D’obédience vishnouiste, l’un des courants de l’hindouisme, il est très tôt animé par le désir de rencontrer le divin. À vingt ans, il devient prêtre à Dakshineswar dans un temple consacré à la déesse Kali, la Mère divine, renvoyant à l’énergie féminine de Dieu, dont il raconte avoir senti la présence, lors d’une extase : « Je perçus un océan d’esprit, sans limites, éblouissant. De quelque part que je tournasse les yeux, aussi loin que je regardais, je voyais arriver d’énormes vagues de cet océan luisant. Elles se précipitaient furieusement sur moi, avec un bruit formidable comme pour m’avaler. En un instant, elles furent sur moi, elles s’écoulèrent, elles m’engouffrèrent. Roulé par elles, je suffoquai. Je perdis toute ma conscience naturelle, et je tombai... »(1) Depuis lors, il entre dans une période d’exaltation, régulièrement en transe, à travers la prière, le chant et la danse. À tel point qu’il se demande s’il n’est pas fou !

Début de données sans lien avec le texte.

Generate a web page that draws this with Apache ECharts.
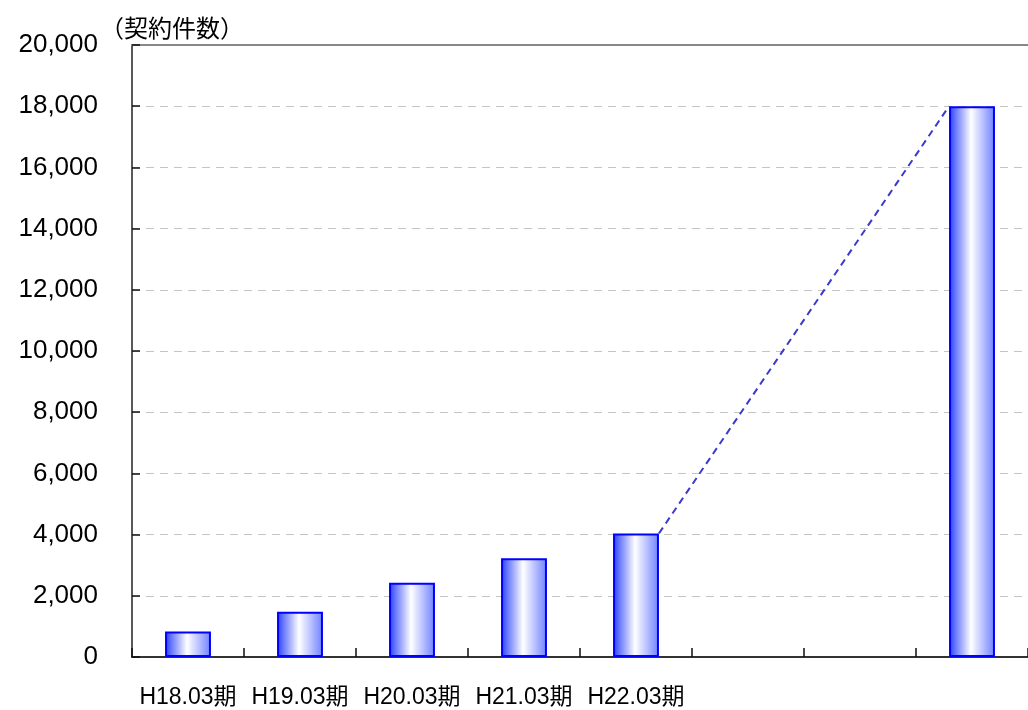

Celui qu’on finira d’ailleurs par surnommer « le fou de Dieu » appelle ces états modifiés de
conscience bhava, qu’il qualifie aussi parfois de samadhi, en
référence au terme employé dans le Yoga-sūtra de Patañjali, l’un des
textes fondateurs du yoga en Inde, qui aurait été rédigé entre 200 av. J.-C.
et 500 apr. J.-C. Engagé sur la voie de la bhakti (lire encadré), il passe forcément par cet état d’absorption dans le divin, de concentration extrême, qui entraîne une transformation physique : « Cela ressemble à un tireur en train d’envoyer un coup de fusil ; le tireur devient muet et sa respiration s’arrête. »(2)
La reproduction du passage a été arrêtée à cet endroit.